さいとぅおんぶりー

悦楽共犯者のさいとぅおんぶりーのレビュー・感想・評価

悦楽共犯者(1996年製作の映画)
5.0
自らの特殊性癖を満たす為に変態達が想像力を発揮して特殊な器具を作るために奔走する群像劇。

全ての登場人物がリビドーに突き動かされて悦楽に興じる為の道具を製作してるが、完成するまで用途を類推する事すら出来ない展開が非常に面白い。

自己完結型の欲求を満たす道具が何らかの形で他者に関与していて、共犯関係にある。
個人的体験に基づいて醸成されるフェティシズムが、因果によって巡り伝播して収束するテーマがあまりにも奇怪でユーモラスな作品。

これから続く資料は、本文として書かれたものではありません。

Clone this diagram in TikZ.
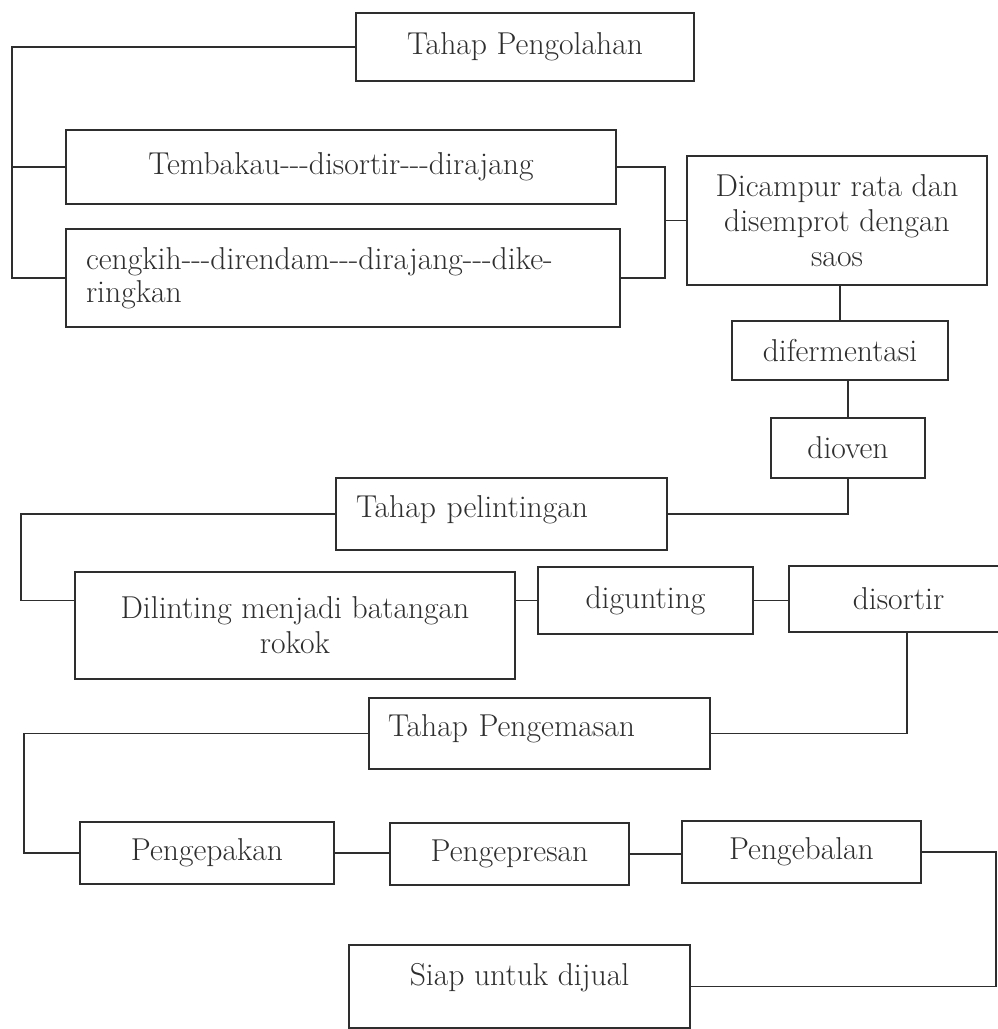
\documentclass[tikz,border=0pt]{standalone}
\usepackage{tikz}
\definecolor{ink}{HTML}{2E2E2E}
\tikzset{node distance=2cm, auto}
\tikzset{box/.style={draw=ink, line width=0.9pt, text=ink, inner sep=0pt, align=center,
  font=\fontsize{18}{20}\selectfont}}

\begin{document}
\begin{tikzpicture}[x=0.02cm, y=-0.02cm, line width=0.9pt, draw=ink]
  \useasboundingbox (0,0) rectangle (998,1029);
  \clip (0,0) rectangle (998,1029);

  \node[box, minimum width=6.76cm, minimum height=1.36cm] (olah) at (525,47) {Tahap Pengolahan};
  \node[box, minimum width=11cm, minimum height=1.48cm] (tmb) at (341,167) {Tembakau-{}-{}-disortir-{}-{}-dirajang};
  \node[box, minimum width=11.08cm, minimum height=1.96cm, text width=10.28cm, align=left,
    font=\fontsize{18}{19}\selectfont] (ckh) at (343,278) {cengkih-{}-{}-direndam-{}-{}-dirajang-{}-{}-dike-\\ringkan};
  \node[box, minimum width=6cm, minimum height=2.58cm] (mix) at (837,220.5) {Dicampur rata dan\\disemprot dengan\\saos};
  \node[box, minimum width=4.32cm, minimum height=1.18cm] (fer) at (840,350.5) {difermentasi};
  \node[box, minimum width=3.08cm, minimum height=1.2cm] (dov) at (848,448) {dioven};

  \node[box, minimum width=6.62cm, minimum height=1.44cm, text width=5.82cm, align=left,
    text depth=0.3cm] (pel) at (501.5,514) {Tahap pelintingan};
  \node[box, minimum width=8.8cm, minimum height=2.14cm] (dil) at (295,625.5) {Dilinting menjadi batangan\\rokok};
  \node[box, minimum width=4.3cm, minimum height=1.34cm] (dig) at (645.5,600.5) {digunting};
  \node[box, minimum width=4.38cm, minimum height=1.32cm] (srt) at (898.5,599) {disortir};

  \node[box, minimum width=6.82cm, minimum height=1.42cm, text width=6.06cm, align=left,
    text depth=0.3cm] (kms) at (539.5,733.5) {Tahap Pengemasan};
  \node[box, minimum width=5.08cm, minimum height=1.24cm] (pak) at (207,853) {Pengepakan};
  \node[box, minimum width=4.78cm, minimum height=1.24cm] (pres) at (509.5,854) {Pengepresan};
  \node[box, minimum width=4.78cm, minimum height=1.24cm] (bal) at (801.5,852) {Pengebalan};
  \node[box, minimum width=6.82cm, minimum height=1.66cm, text depth=0.5cm] (jual) at (519.5,986.5) {Siap untuk dijual};

  % bus lines
  \coordinate (busa) at (12,0);
  \coordinate (jn) at (665,0);
  \coordinate (busb) at (21,0);
  \coordinate (srtdown) at (907,0);
  \coordinate (busc) at (24,0);
  \coordinate (busd) at (996,0);

  \draw (olah.west) -| (busa |- ckh.west) -- (ckh.west);
  \draw (busa |- tmb.west) -- (tmb.west);
  \draw (tmb.east) -| (jn |- mix.west) -- (mix.west);
  \draw (ckh.east) -| (jn |- mix.west);
  \draw (fer.north |- mix.south) -- (fer.north);
  \draw (dov.north |- fer.south) -- (dov.north);
  \draw (dov.south) |- (pel.east);

  \draw (pel.west) -| (busb |- dig.west) -- (dil.west |- dig.west);
  \draw (dil.east |- dig.west) -- (dig.west);
  \draw (dig.east) -- (srt.west |- dig.east);
  \draw (srtdown |- srt.south) |- (kms.east);

  \draw (kms.west) -| (busc |- pak.west) -- (pak.west);
  \draw (pak.east) -- (pres.west |- pak.east);
  \draw (pres.east) -- (bal.west |- pres.east);
  \draw (bal.east) -| (busd |- jual.east) -- (jual.east);
\end{tikzpicture}
\end{document}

通常、目的と用途がある道具は芸術作品になり得ないが、この作品に登場する道具は個人的な目的と用途の為に製作された「社会的機能」を持たない道具だったので、本人以外からするとゴミか芸術作品になる物だったのも示唆に富んでいた。
芸術の根源は他者に到底理解出来ない物を自らの生存本能を賭けて産み出す行為に他ならず、他人からみたら滑稽でも創らずにはいられない衝動は性的欲求に等しい。

芸術家達が影響し合い作品を作り上げ、内的世界で完結するはずだった物が現実に影響を齎し、死によって完成される。
芸術表現における円環構造の物語り。